I’m not saying ideation is any kind of “complete solution” for any particular class of problems—there are certianly things it’s not and things it can’t do. I’m simply saying it’s a *powerful* and often underappreciated tool for advancing the things we care about. If it’s not something that’s already in your toolkit, I recommend adding it.
In fact… before you read any further, whether you’ve done this before or not, go spend 8 minutes in The Most Dangerous Writing App (which will delete what you write if you stop typing for more than 5 seconds—a great way to turn off your inner editor), and *ideate a list of topics you could ideate about* (meta-ideate!) for eight minutes. (If that seems long… it’s not! Trust me—you can do it!) If there’s something else you’d rather ideate about—do that instead. Any topic will do. Scroll down when you get back.
How did that feel? Is there anything on your list that wasn’t in your head when you started? Are you feeling any more creative than you did before? Did you think you were going to be able to come up with ideation topics for a full eight minutes? Were you actually? (If you “failed” MDWA—which I’ve done *plenty*…—was there anything you came up with before that point that you didn’t anticipate? Did you try again?)
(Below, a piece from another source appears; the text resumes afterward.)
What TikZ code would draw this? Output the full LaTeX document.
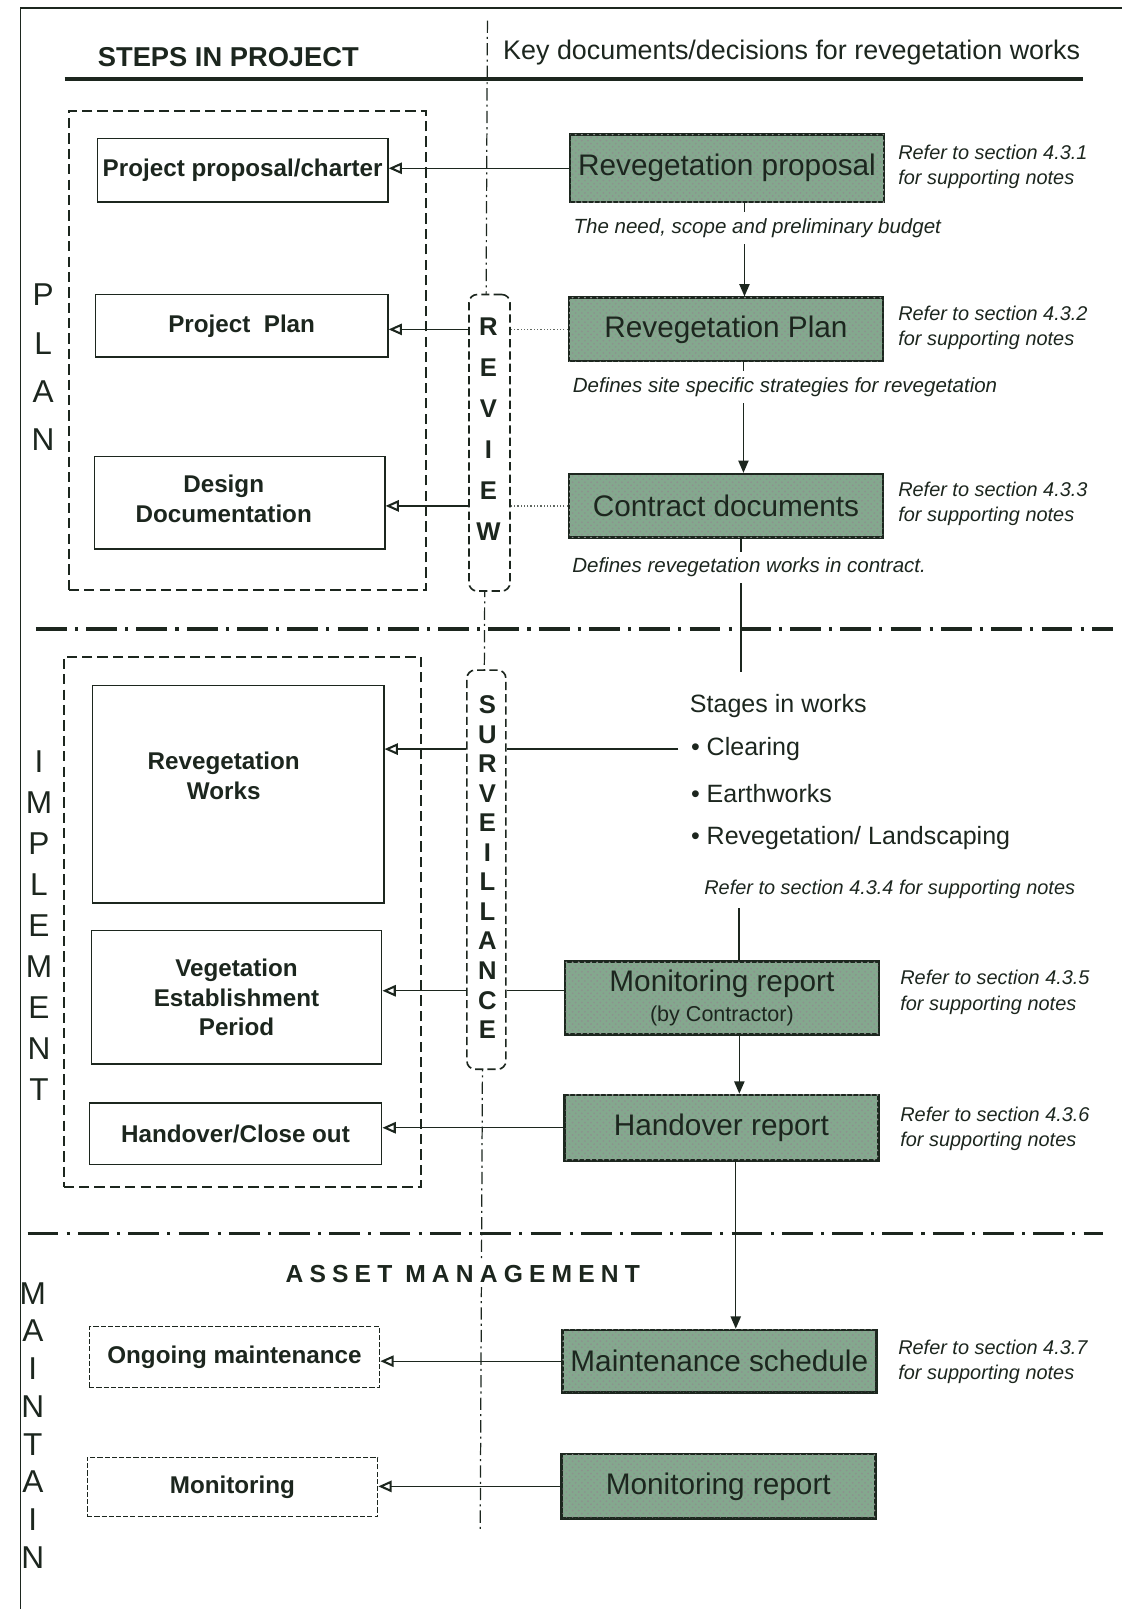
\documentclass[tikz,border=0pt]{standalone}
\usepackage{fontspec}
\setmainfont{Liberation Sans}
\usetikzlibrary{arrows.meta,patterns}

\definecolor{ink}{RGB}{28,38,30}
\definecolor{docfill}{RGB}{132,168,142}

\begin{document}
\begin{tikzpicture}[x=0.5pt,y=-0.5pt]
    \tikzset{
      stepbox/.style={draw=ink, line width=0.7pt, align=center, inner sep=2pt, text=ink,
        font=\fontsize{11.8}{14.4}\selectfont\bfseries},
      steptext/.style={align=center, inner sep=0pt, text=ink,
        font=\fontsize{11.8}{14.4}\selectfont\bfseries},
      finebox/.style={stepbox, dash pattern=on 2.5pt off 1pt, line width=0.6pt},
      docbox/.style={draw=ink, line width=1.2pt, fill=docfill,
        postaction={pattern=crosshatch dots, pattern color=ink!50},
        minimum width=153pt, align=center, text=ink, inner sep=1pt,
        font=\fontsize{14.5}{15}\selectfont},
      groupbox/.style={draw=ink, line width=1pt, dash pattern=on 5pt off 2.5pt},
      reviewbox/.style={draw=ink, fill=white, line width=0.8pt, dash pattern=on 4pt off 2pt,
        rounded corners=4pt},
      note/.style={anchor=west, align=left, inner sep=0pt, text=ink,
        font=\fontsize{9.7}{12.5}\selectfont\itshape},
      caption/.style={fill=white, inner sep=3pt, text=ink,
        font=\fontsize{10}{12}\selectfont\itshape},
      stagetext/.style={anchor=west, inner sep=0pt, text=ink,
        font=\fontsize{12.2}{14}\selectfont},
      hconn/.style={draw=ink, line width=0.6pt,
        -{Triangle[open, length=6.5pt, width=5.5pt, line width=1pt]}},
      vconn/.style={draw=ink, line width=0.7pt, -{Triangle[length=6pt, width=5pt]}},
      vline/.style={draw=ink, line width=0.7pt},
      dotconn/.style={draw=ink!70, line width=0.6pt, densely dotted},
      plainconn/.style={draw=ink, line width=0.6pt},
      sepline/.style={draw=ink, line width=1.5pt, dash pattern=on 15pt off 4pt on 1.5pt off 4pt},
      midline/.style={draw=ink, line width=0.6pt, dash pattern=on 6pt off 2pt on 1pt off 2pt}
    }
    \useasboundingbox (0,0) rectangle (1093,1568);

    % frame and headings
    \draw[ink, line width=0.8pt] (20,1568) -- (20,8) -- (1093,8);
    \node[anchor=west, inner sep=0pt, text=ink, font=\fontsize{13.3}{15}\selectfont\bfseries]
      (steps) at (95,56) {STEPS IN PROJECT};
    \node[anchor=west, inner sep=0pt, text=ink, font=\fontsize{13.1}{15}\selectfont]
      (keydocs) at (490,51) {Key documents/decisions for revegetation works};
    \draw[ink, line width=1.6pt] (63,77) -- (1055,77);
    \draw[midline] (475,20) -- (468,1490);
    \draw[sepline] (35,613) -- (1085,613);
    \draw[sepline] (27,1202) -- (1075,1202);

    % stage letters
    \node[align=center, inner sep=0pt, text=ink, font=\fontsize{15.4}{23.5}\selectfont]
      (plan) at (42,358) {P\\L\\A\\N};
    \node[align=center, inner sep=0pt, text=ink, font=\fontsize{15.4}{20}\selectfont]
      (implement) at (38,902) {I\\M\\P\\L\\E\\M\\E\\N\\T};
    \node[align=center, inner sep=0pt, text=ink, font=\fontsize{15.4}{18.4}\selectfont]
      (maintain) at (32,1389) {M\\A\\I\\N\\T\\A\\I\\N};

    % groups
    \node[groupbox, minimum width=174pt, minimum height=233.5pt] (plangrp) at (241,341.5) {};
    \node[groupbox, minimum width=174pt, minimum height=258.5pt] (implgrp) at (236,898.5) {};
    \node[reviewbox, minimum width=20pt, minimum height=144.5pt] (review) at (477,431.5) {};
    \node[reviewbox, minimum width=19pt, minimum height=194.5pt] (surv) at (474,847.5) {};
    \node[align=center, inner sep=0pt, text=ink, font=\fontsize{12.5}{20}\selectfont\bfseries]
      (reviewtxt) at (476,418) {R\\E\\V\\I\\E\\W};
    \node[align=center, inner sep=0pt, text=ink, font=\fontsize{12.5}{14.4}\selectfont\bfseries]
      (survtxt) at (475,845) {S\\U\\R\\V\\E\\I\\L\\L\\A\\N\\C\\E};

    % steps in project
    \node[stepbox, minimum width=141.5pt, minimum height=31pt] (charter) at (236.5,166) {Project proposal/charter};
    \node[stepbox, minimum width=142.5pt, minimum height=30.5pt] (pplan) at (235.5,317.5) {Project~ Plan};
    \node[stepbox, minimum width=141.5pt, minimum height=45pt] (design) at (233.5,490) {};
    \node[steptext] (designtxt) at (218,486) {Design\\Documentation};
    \node[stepbox, minimum width=142pt, minimum height=106pt] (revworks) at (232,774) {};
    \node[steptext] (revworkstxt) at (218,756) {Revegetation\\Works};
    \node[stepbox, minimum width=141.5pt, minimum height=65pt] (vep) at (230.5,972) {Vegetation\\Establishment\\Period};
    \node[stepbox, minimum width=142.5pt, minimum height=30pt] (handover) at (229.5,1105) {Handover/Close out};
    \node[finebox, minimum width=141.5pt, minimum height=29.5pt] (ongoing) at (228.5,1322.5) {Ongoing maintenance};
    \node[finebox, minimum width=141.5pt, minimum height=29pt] (monitoring) at (226.5,1449) {Monitoring};
    \node[fill=white, inner sep=2pt, text=ink,
      font=\fontsize{12}{14}\selectfont\bfseries\addfontfeature{LetterSpace=25}]
      (asset) at (451,1242) {ASSET MANAGEMENT};

    % key documents
    \node[docbox, minimum height=33pt] (revprop) at (708.5,164) {Revegetation proposal};
    \node[docbox, minimum height=31pt] (revplan) at (707.5,321) {Revegetation Plan};
    \node[docbox, minimum height=31pt] (contract) at (707.5,493) {Contract documents};
    \node[docbox, minimum height=35.5pt] (monrep) at (703.5,972.5)
      {Monitoring report\\{\fontsize{10.5}{12}\selectfont (by Contractor)}};
    \node[docbox, minimum height=32pt] (handrep) at (703,1099) {Handover report};
    \node[docbox, minimum height=30.5pt] (maint) at (701,1326.5) {Maintenance schedule};
    \node[docbox, minimum height=31.5pt] (monrep2) at (700,1448.5) {Monitoring report};

    % notes
    \node[note] (note1) at (875,162.5) {Refer to section 4.3.1\\for supporting notes};
    \node[note] (note2) at (875,319.5) {Refer to section 4.3.2\\for supporting notes};
    \node[note] (note3) at (875,491) {Refer to section 4.3.3\\for supporting notes};
    \node[note] (note5) at (877,967) {Refer to section 4.3.5\\for supporting notes};
    \node[note] (note6) at (877,1100) {Refer to section 4.3.6\\for supporting notes};
    \node[note] (note7) at (875,1327) {Refer to section 4.3.7\\for supporting notes};

    % stages in works
    \node[stagetext] (stages) at (672,688) {Stages in works};
    \node[stagetext] (clearing) at (673,730) {\textbullet\ Clearing};
    \node[stagetext] (earthworks) at (673,773) {\textbullet\ Earthworks};
    \node[stagetext] (landscaping) at (673,817) {\textbullet\ Revegetation/ Landscaping};
    \node[note] (note4) at (686,867) {Refer to section 4.3.4 for supporting notes};
    \coordinate (stageend) at (722,655);
    \coordinate (note4end) at (720,885);

    %edges
    \draw[vconn] ([xshift=8.5pt]revprop.south) -- ([xshift=8.5pt]revprop.south |- revplan.north);
    \draw[vconn] ([xshift=8.5pt]revplan.south) -- ([xshift=8.5pt]revplan.south |- contract.north);
    \draw[vline] (contract.south -| stageend) -- (stageend);
    \draw[vline] (note4end) -- (note4end |- monrep.north);
    \draw[vconn] ([xshift=8.5pt]monrep.south) -- ([xshift=8.5pt]monrep.south |- handrep.north);
    \draw[vconn] ([xshift=7pt]handrep.south) -- ([xshift=7pt]handrep.south |- maint.north);
    \node[caption] (cap1) at (738,222) {The need, scope and preliminary budget};
    \node[caption] (cap2) at (765,377) {Defines site specific strategies for revegetation};
    \node[caption] (cap3) at (730,553) {Defines revegetation works in contract.};

    \draw[hconn] (revprop.west) -- (revprop.west -| charter.east);
    \draw[dotconn] (revplan.west) -- (revplan.west -| review.east);
    \draw[hconn] (revplan.west -| review.west) -- (revplan.west -| pplan.east);
    \draw[dotconn] (contract.west) -- (contract.west -| review.east);
    \draw[hconn] (contract.west -| review.west) -- (contract.west -| design.east);
    \draw[plainconn] ([xshift=-6pt]clearing.west) -- (clearing.west -| surv.east);
    \draw[hconn] (clearing.west -| surv.west) -- (clearing.west -| revworks.east);
    \draw[plainconn] ([yshift=3.5pt]monrep.west) -- ([yshift=3.5pt]monrep.west -| surv.east);
    \draw[hconn] ([yshift=3.5pt]monrep.west -| surv.west) -- ([yshift=3.5pt]monrep.west -| vep.east);
    \draw[hconn] (handrep.west) -- (handrep.west -| handover.east);
    \draw[hconn] (maint.west) -- (maint.west -| ongoing.east);
    \draw[hconn] (monrep2.west) -- (monrep2.west -| monitoring.east);
  \end{tikzpicture}
\end{document}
I hope that gave you a taste of ideation. There are many ways to do it—I like using MDWA because it keeps me out of my evaluative mind and in my generative mind. If you didn’t like it—either the ideation or the use of MDWA to do it—that’s okay. I imagine the “law of equal and opposite advice” applies here just as much as anywhere. If you did, then congratulations on finding a useful new tool—I hope having done this serves you well. 🙂
A year and a half or so after I first encountered Shawn Blanc’s use of the word “ideation”, I came across it again, this time in adrienne maree brown’s book, Emergent Strategy. If we are to improve the world and the state of social relations within it as we aspire to do, she tells us:
We have to ideatate—imagine and conceive—together.
brown, p. 19
Tangibly, there are many ways the practice of “collaborative ideation” might look that I think have not yet been imagined. Perhaps we need mediums devoted to supporting this practice.
I hope for this blog, and particularly this section, to cause more collaborative ideation to exist in our world. With this section of my blog I’m inviting you—reading this right now—to ideate with me, with others, with each other.
I’m doing this by sharing some of what I’m ideating in its raw, unfiltered form. I may make minor edits for readability, and I may on occasion choose to omit things if I think doing so is likely to have have a better impact than not doing so. And, as much as I can, I will leave the ideation I post here untouched, unedited—the actual stuff that I download from MDWA or scribble out in some other medium.
I realize sharing such ideation is a vulnerable thing to do, because it gives you—and me—a window into the associations in my mind. That’s exactly why I’m doing it: I hope to inspire you to share the associations in your mind, to share your ideation, too. ❤
Revisions
2018-12-23: Minor edits, quote formatting, added excerpt.
2022-08-09: Fixed MDWA link.
2022-12-23: Fixed MDWA link (again 🙃).